Freedom to choose and practise one’s faith without restriction is a fundamental right, which Islam has guaranteed to everyone.
The Holy Quran clearly states: “There should be no compulsion in religion” (2:257) and also “It is the truth from your Lord; wherefore let him who will, believe and let him who will, disbelieve” (18:30).
Despite such empathic statements that abiding by or recanting Islam is a choice, which lies only in the hands of the individual, time and again, individuals are punished for denouncing Islam.
Recently, in Khartoum, Sudan’s capital city, 27-year-old Meriam Yehya Ibrahim was sentenced to death. She is now in jail with her 20-month-old son and newborn daughter. Meriam’s ‘crime’ is that she has supposedly renounced Islam, accepted Christianity and married a Christian man.
Meriam denies this charge of apostasy and has firmly declared that she has always been a Christian. She has determinedly decided to hold her ground and not renounce the Christian faith. Meriam has been sentenced to death because Islam supposedly deems apostasy to be a punishable crime.
Apostasy in Islam
There isn’t a single verse in the Holy Quran nor any saying or action of the Holy Prophet Muhammad (pbuh), which can be interpreted as suggesting death for apostasy. In fact, although the subject of apostasy has been brought up several times in the Holy Quran, no mention has ever been made of its punishment.

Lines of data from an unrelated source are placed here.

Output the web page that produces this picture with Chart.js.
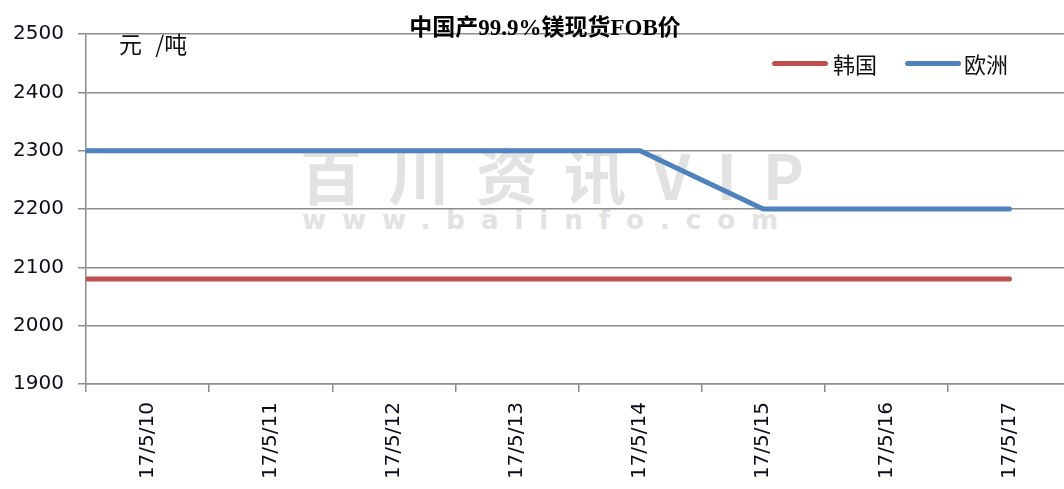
<!DOCTYPE html>
<html>
<head>
<meta charset="utf-8">
<title>中国产99.9%镁现货FOB价</title>
<script src="https://cdn.jsdelivr.net/npm/chart.js@4"></script>
<style>
html, body { margin: 0; padding: 0; background: #fff; overflow: hidden; width: 1064px; height: 489px; }
#wrap { position: relative; width: 1072px; height: 489px; }
#chart { position: absolute; left: 0; top: 0; z-index: 2; }
.txt { position: absolute; white-space: nowrap; font-family: "Noto Sans CJK SC", "DejaVu Sans", sans-serif; color: #111; z-index: 3; }
#title { left: 545px; top: 8px; transform: translateX(-50%); font: bold 23px "Liberation Serif", "Noto Sans CJK SC", serif; color: #000; }
#unit { left: 119px; top: 26px; font-size: 23px; word-spacing: 8px; }
.swatch { position: absolute; height: 5px; border-radius: 3px; z-index: 3; }
.wm { position: absolute; z-index: 1; color: #e2e2e2; white-space: nowrap; font-family: "Noto Sans CJK SC", "DejaVu Sans", sans-serif; }
#wm1 { left: 300px; top: 128px; font-size: 62px; letter-spacing: 26px; font-weight: bold; }
#wm2 { left: 302px; top: 205px; font-size: 26px; letter-spacing: 16px; font-weight: bold; font-family: "DejaVu Sans", sans-serif; }
</style>
</head>
<body>
<div id="wrap">
  <div class="wm" id="wm1">百川资讯VIP</div>
  <div class="wm" id="wm2">www.baiinfo.com</div>
  <canvas id="chart" width="1072" height="489"></canvas>
  <div class="txt" id="title">中国产99.9%镁现货FOB价</div>
  <div class="txt" id="unit">元 /吨</div>
</div>
<script>
// Data
const categories = ['17/5/10', '17/5/11', '17/5/12', '17/5/13', '17/5/14', '17/5/15', '17/5/16', '17/5/17'];
const seriesNames = ['韩国', '欧洲'];
const koreaValues = [2080, 2080, 2080, 2080, 2080, 2080, 2080, 2080];
const europeValues = [2300, 2300, 2300, 2300, 2300, 2200, 2200, 2200];
const yMin = 1900;
const yMax = 2500;
const yStep = 100;

let colors = {
    red: '#c0504d',
    blue: '#4f81bd',
    grid: '#8c8c8c',
    text: '#0d0d1a'
};

// the lines in the picture start at the y axis, so carry the first value back to the left edge
const xMin = -0.5;
const xMax = categories.length - 0.5;
let toPoints = function(values) {
    let pts = [{x: xMin, y: values[0]}];
    values.forEach(function(v, i) { pts.push({x: i, y: v}); });
    return pts;
};

let datasets = [
    { label: seriesNames[0], data: toPoints(koreaValues), borderColor: colors.red, backgroundColor: colors.red },
    { label: seriesNames[1], data: toPoints(europeValues), borderColor: colors.blue, backgroundColor: colors.blue }
].map(function(ds) {
    return Object.assign(ds, {
        xAxisID: 'xl',
        borderWidth: 5,
        pointRadius: 0,
        tension: 0,
        fill: false,
        borderCapStyle: 'round',
        borderJoinStyle: 'round'
    });
});

const tickFont = { family: '"DejaVu Sans", Verdana, sans-serif', size: 20 };

new Chart(document.getElementById('chart'), {
    type: 'line',
    data: { labels: categories, datasets: datasets },
    options: {
        responsive: false,
        animation: false,
        layout: { padding: { top: 34, right: 1, left: 0, bottom: 0 } },
        plugins: {
            legend: { display: false },
            title: { display: false },
            tooltip: { enabled: false }
        },
        scales: {
            x: {
                type: 'category',
                labels: categories,
                offset: true,
                grid: { drawOnChartArea: false, offset: true, tickLength: 8, color: colors.grid, lineWidth: 1.5 },
                border: { color: colors.grid, width: 1.5 },
                ticks: { minRotation: 90, maxRotation: 90, font: tickFont, color: colors.text, padding: 10, autoSkip: false },
                afterFit: function(scale) { scale.height = 105; }
            },
            xl: { type: 'linear', display: false, min: xMin, max: xMax },
            y: {
                min: yMin,
                max: yMax,
                ticks: {
                    stepSize: yStep, font: tickFont, color: colors.text, padding: 14,
                    callback: function(v) { return String(v); }
                },
                grid: { color: colors.grid, lineWidth: 1.5, tickLength: 8 },
                border: { color: colors.grid, width: 1.5 },
                afterFit: function(scale) { scale.width = 86; }
            }
        }
    }
});

// Legend inside the plot, top right
let legendPos = [
    { swatch: 772, text: 833 },
    { swatch: 905, text: 964 }
];
let wrap = document.getElementById('wrap');
datasets.forEach(function(ds, i) {
    let sw = document.createElement('div');
    sw.className = 'swatch';
    sw.style.left = legendPos[i].swatch + 'px';
    sw.style.top = '61px';
    sw.style.width = '56px';
    sw.style.background = ds.borderColor;
    wrap.appendChild(sw);

    let t = document.createElement('div');
    t.className = 'txt';
    t.textContent = ds.label;
    t.style.left = legendPos[i].text + 'px';
    t.style.top = '47px';
    t.style.fontSize = '22px';
    wrap.appendChild(t);
});
</script>
</body>
</html>
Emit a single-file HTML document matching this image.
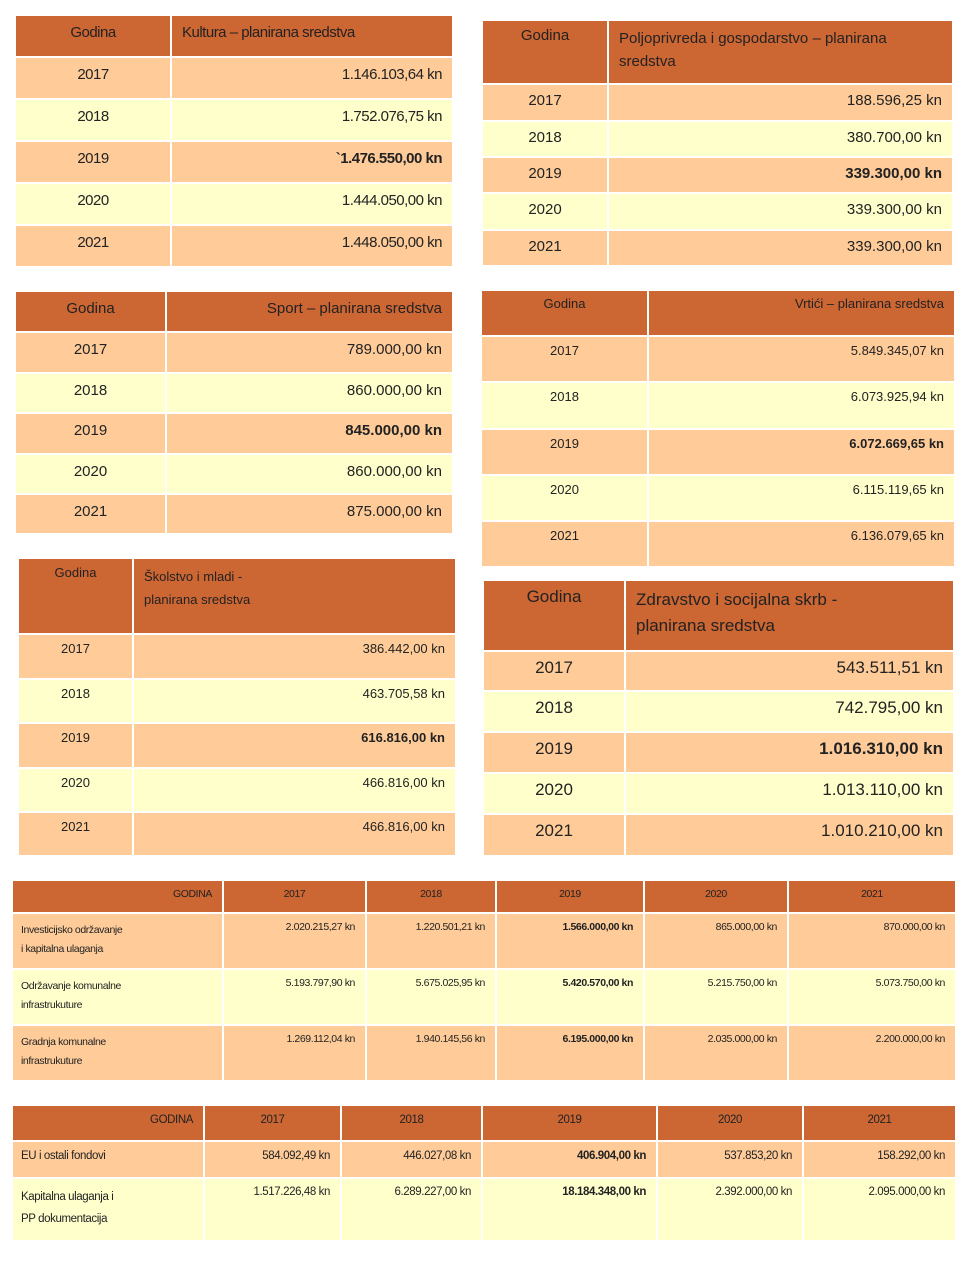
<!DOCTYPE html>
<html><head><meta charset="utf-8"><style>
body{margin:0;width:968px;height:1265px;background:#fff;position:relative;font-family:"Liberation Sans",sans-serif;color:#222;overflow:hidden}
.t{position:absolute;border-collapse:collapse;table-layout:fixed}
.t td{border:2px solid #fff;padding:0 10px;vertical-align:top;white-space:nowrap;overflow:hidden}
.h td{background:#CC6633}
.p td{background:#FFCC99}
.y td{background:#FFFFCC}
.c{text-align:center}.r{text-align:right}
b{font-weight:bold}
</style></head><body>

<table class="t" style="left:14px;top:14px;width:440px;font-size:15px;letter-spacing:-0.5px">
<colgroup><col style="width:156px"><col></colgroup>
<tr class="h" style="height:42px"><td class="c" style="padding-top:8px">Godina</td><td style="padding-top:8px">Kultura – planirana sredstva</td></tr>
<tr class="p" style="height:42px"><td class="c" style="padding-top:8px">2017</td><td class="r" style="padding-top:8px">1.146.103,64 kn</td></tr>
<tr class="y" style="height:42px"><td class="c" style="padding-top:8px">2018</td><td class="r" style="padding-top:8px">1.752.076,75 kn</td></tr>
<tr class="p" style="height:42px"><td class="c" style="padding-top:8px">2019</td><td class="r" style="padding-top:8px"><b>`1.476.550,00 kn</b></td></tr>
<tr class="y" style="height:42px"><td class="c" style="padding-top:8px">2020</td><td class="r" style="padding-top:8px">1.444.050,00 kn</td></tr>
<tr class="p" style="height:42px"><td class="c" style="padding-top:8px">2021</td><td class="r" style="padding-top:8px">1.448.050,00 kn</td></tr>
</table>

<table class="t" style="left:481px;top:19px;width:473px;font-size:15px">
<colgroup><col style="width:126px"><col></colgroup>
<tr class="h" style="height:64px"><td class="c" style="padding-top:6px">Godina</td><td style="padding-top:6px;white-space:normal;line-height:23px">Poljoprivreda i gospodarstvo – planirana sredstva</td></tr>
<tr class="p" style="height:37px"><td class="c" style="padding-top:7px">2017</td><td class="r" style="padding-top:7px">188.596,25 kn</td></tr>
<tr class="y" style="height:36px"><td class="c" style="padding-top:7px">2018</td><td class="r" style="padding-top:7px">380.700,00 kn</td></tr>
<tr class="p" style="height:36px"><td class="c" style="padding-top:7px">2019</td><td class="r" style="padding-top:7px"><b>339.300,00 kn</b></td></tr>
<tr class="y" style="height:37px"><td class="c" style="padding-top:7px">2020</td><td class="r" style="padding-top:7px">339.300,00 kn</td></tr>
<tr class="p" style="height:36px"><td class="c" style="padding-top:7px">2021</td><td class="r" style="padding-top:7px">339.300,00 kn</td></tr>
</table>

<table class="t" style="left:14px;top:290px;width:440px;font-size:15px">
<colgroup><col style="width:151px"><col></colgroup>
<tr class="h" style="height:41px"><td class="c" style="padding-top:8px">Godina</td><td class="r" style="padding-top:8px">Sport – planirana sredstva</td></tr>
<tr class="p" style="height:41px"><td class="c" style="padding-top:8px">2017</td><td class="r" style="padding-top:8px">789.000,00 kn</td></tr>
<tr class="y" style="height:40px"><td class="c" style="padding-top:8px">2018</td><td class="r" style="padding-top:8px">860.000,00 kn</td></tr>
<tr class="p" style="height:41px"><td class="c" style="padding-top:8px">2019</td><td class="r" style="padding-top:8px"><b>845.000,00 kn</b></td></tr>
<tr class="y" style="height:40px"><td class="c" style="padding-top:8px">2020</td><td class="r" style="padding-top:8px">860.000,00 kn</td></tr>
<tr class="p" style="height:40px"><td class="c" style="padding-top:8px">2021</td><td class="r" style="padding-top:8px">875.000,00 kn</td></tr>
</table>

<table class="t" style="left:480px;top:289px;width:476px;font-size:13px">
<colgroup><col style="width:167px"><col></colgroup>
<tr class="h" style="height:46px"><td class="c" style="padding-top:5px">Godina</td><td class="r" style="padding-top:5px">Vrtići – planirana sredstva</td></tr>
<tr class="p" style="height:46px"><td class="c" style="padding-top:6px">2017</td><td class="r" style="padding-top:6px">5.849.345,07 kn</td></tr>
<tr class="y" style="height:47px"><td class="c" style="padding-top:6px">2018</td><td class="r" style="padding-top:6px">6.073.925,94 kn</td></tr>
<tr class="p" style="height:46px"><td class="c" style="padding-top:6px">2019</td><td class="r" style="padding-top:6px"><b>6.072.669,65 kn</b></td></tr>
<tr class="y" style="height:46px"><td class="c" style="padding-top:6px">2020</td><td class="r" style="padding-top:6px">6.115.119,65 kn</td></tr>
<tr class="p" style="height:46px"><td class="c" style="padding-top:6px">2021</td><td class="r" style="padding-top:6px">6.136.079,65 kn</td></tr>
</table>

<table class="t" style="left:17px;top:557px;width:440px;font-size:13px">
<colgroup><col style="width:115px"><col></colgroup>
<tr class="h" style="height:76px"><td class="c" style="padding-top:6px">Godina</td><td style="padding-top:6px;white-space:normal;line-height:23px">Školstvo i mladi -<br>planirana sredstva</td></tr>
<tr class="p" style="height:45px"><td class="c" style="padding-top:6px">2017</td><td class="r" style="padding-top:6px">386.442,00 kn</td></tr>
<tr class="y" style="height:44px"><td class="c" style="padding-top:6px">2018</td><td class="r" style="padding-top:6px">463.705,58 kn</td></tr>
<tr class="p" style="height:45px"><td class="c" style="padding-top:6px">2019</td><td class="r" style="padding-top:6px"><b>616.816,00 kn</b></td></tr>
<tr class="y" style="height:44px"><td class="c" style="padding-top:6px">2020</td><td class="r" style="padding-top:6px">466.816,00 kn</td></tr>
<tr class="p" style="height:44px"><td class="c" style="padding-top:6px">2021</td><td class="r" style="padding-top:6px">466.816,00 kn</td></tr>
</table>

<table class="t" style="left:482px;top:579px;width:473px;font-size:17px">
<colgroup><col style="width:142px"><col></colgroup>
<tr class="h" style="height:71px"><td class="c" style="padding-top:6px">Godina</td><td style="padding-top:6px;white-space:normal;line-height:26px">Zdravstvo i socijalna skrb -<br>planirana sredstva</td></tr>
<tr class="p" style="height:40px"><td class="c" style="padding-top:6px">2017</td><td class="r" style="padding-top:6px">543.511,51 kn</td></tr>
<tr class="y" style="height:41px"><td class="c" style="padding-top:6px">2018</td><td class="r" style="padding-top:6px">742.795,00 kn</td></tr>
<tr class="p" style="height:41px"><td class="c" style="padding-top:6px">2019</td><td class="r" style="padding-top:6px"><b>1.016.310,00 kn</b></td></tr>
<tr class="y" style="height:41px"><td class="c" style="padding-top:6px">2020</td><td class="r" style="padding-top:6px">1.013.110,00 kn</td></tr>
<tr class="p" style="height:42px"><td class="c" style="padding-top:6px">2021</td><td class="r" style="padding-top:6px">1.010.210,00 kn</td></tr>
</table>

<table class="t" style="left:11px;top:879px;width:946px;font-size:10.5px;letter-spacing:-0.4px">
<colgroup><col style="width:211px"><col style="width:143px"><col style="width:130px"><col style="width:148px"><col style="width:144px"><col></colgroup>
<tr class="h" style="height:33px"><td class="r" style="padding-top:7px">GODINA</td><td class="c" style="padding-top:7px">2017</td><td class="c" style="padding-top:7px">2018</td><td class="c" style="padding-top:7px">2019</td><td class="c" style="padding-top:7px">2020</td><td class="c" style="padding-top:7px">2021</td></tr>
<tr class="p" style="height:56px"><td style="padding-top:7px;line-height:19px;padding-left:8px">Investicijsko održavanje<br>i kapitalna ulaganja</td><td class="r" style="padding-top:7px">2.020.215,27 kn</td><td class="r" style="padding-top:7px">1.220.501,21 kn</td><td class="r" style="padding-top:7px"><b>1.566.000,00 kn</b></td><td class="r" style="padding-top:7px">865.000,00 kn</td><td class="r" style="padding-top:7px">870.000,00 kn</td></tr>
<tr class="y" style="height:56px"><td style="padding-top:7px;line-height:19px;padding-left:8px">Održavanje komunalne<br>infrastrukuture</td><td class="r" style="padding-top:7px">5.193.797,90 kn</td><td class="r" style="padding-top:7px">5.675.025,95 kn</td><td class="r" style="padding-top:7px"><b>5.420.570,00 kn</b></td><td class="r" style="padding-top:7px">5.215.750,00 kn</td><td class="r" style="padding-top:7px">5.073.750,00 kn</td></tr>
<tr class="p" style="height:56px"><td style="padding-top:7px;line-height:19px;padding-left:8px">Gradnja komunalne<br>infrastrukuture</td><td class="r" style="padding-top:7px">1.269.112,04 kn</td><td class="r" style="padding-top:7px">1.940.145,56 kn</td><td class="r" style="padding-top:7px"><b>6.195.000,00 kn</b></td><td class="r" style="padding-top:7px">2.035.000,00 kn</td><td class="r" style="padding-top:7px">2.200.000,00 kn</td></tr>
</table>

<table class="t" style="left:11px;top:1104px;width:946px;font-size:11.5px;letter-spacing:-0.4px">
<colgroup><col style="width:192px"><col style="width:137px"><col style="width:141px"><col style="width:175px"><col style="width:146px"><col></colgroup>
<tr class="h" style="height:36px"><td class="r" style="padding-top:8px">GODINA</td><td class="c" style="padding-top:8px">2017</td><td class="c" style="padding-top:8px">2018</td><td class="c" style="padding-top:8px">2019</td><td class="c" style="padding-top:8px">2020</td><td class="c" style="padding-top:8px">2021</td></tr>
<tr class="p" style="height:37px"><td style="padding-top:8px;padding-left:8px">EU i ostali fondovi</td><td class="r" style="padding-top:8px">584.092,49 kn</td><td class="r" style="padding-top:8px">446.027,08 kn</td><td class="r" style="padding-top:8px"><b>406.904,00 kn</b></td><td class="r" style="padding-top:8px">537.853,20 kn</td><td class="r" style="padding-top:8px">158.292,00 kn</td></tr>
<tr class="y" style="height:63px"><td style="padding-top:7px;line-height:22px;padding-left:8px">Kapitalna ulaganja i<br>PP dokumentacija</td><td class="r" style="padding-top:7px">1.517.226,48 kn</td><td class="r" style="padding-top:7px">6.289.227,00 kn</td><td class="r" style="padding-top:7px"><b>18.184.348,00 kn</b></td><td class="r" style="padding-top:7px">2.392.000,00 kn</td><td class="r" style="padding-top:7px">2.095.000,00 kn</td></tr>
</table>

</body></html>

The Holy Quran (3:145) states: “He who turns back on his heels shall not harm Allah a whit” –– a clear indication that apostasy has no need for punishment.
Similarly, Chapter 2, verse 109, states: “Whoever takes disbelief in exchange for belief has undoubtedly gone astray from the right path” –– again no mention of a punishment. Chapter 4 verse 138 further states: “Those who believe, then disbelieve, then again believe, then disbelieve and then increase in disbelief, Allah will never forgive them nor will He guide them to the right way.”
Here, although there is mention of divine wrath, there is no mention of any kind of punishment which should be imposed by individuals or the state.
The Holy Prophet Muhammad (pbuh) never ordered anyone to be killed for apostasy; the few capital punishments that occurred during his time were a result of treason and colluding with the enemy in matters of the state.
Hazrat Mirza Tahir Ahmad, the fourth Spiritual Head of the Ahmadiyya Muslim Community, rightly stated in his book Murder in the name of Allah: “The advocates of the bigoted, inhumane doctrine of death upon apostasy never visualize its effect on international and inter-religious human relationships. Why can they not see that according to their view of Islam, adherents of all religions have a fundamental right to change their faith but not so the Muslims, and that Islam has the prerogative of converting others but all adherents of different faiths are deprived of any right to convert Muslims to their faith? What a sorry picture of Islamic justice this presents!”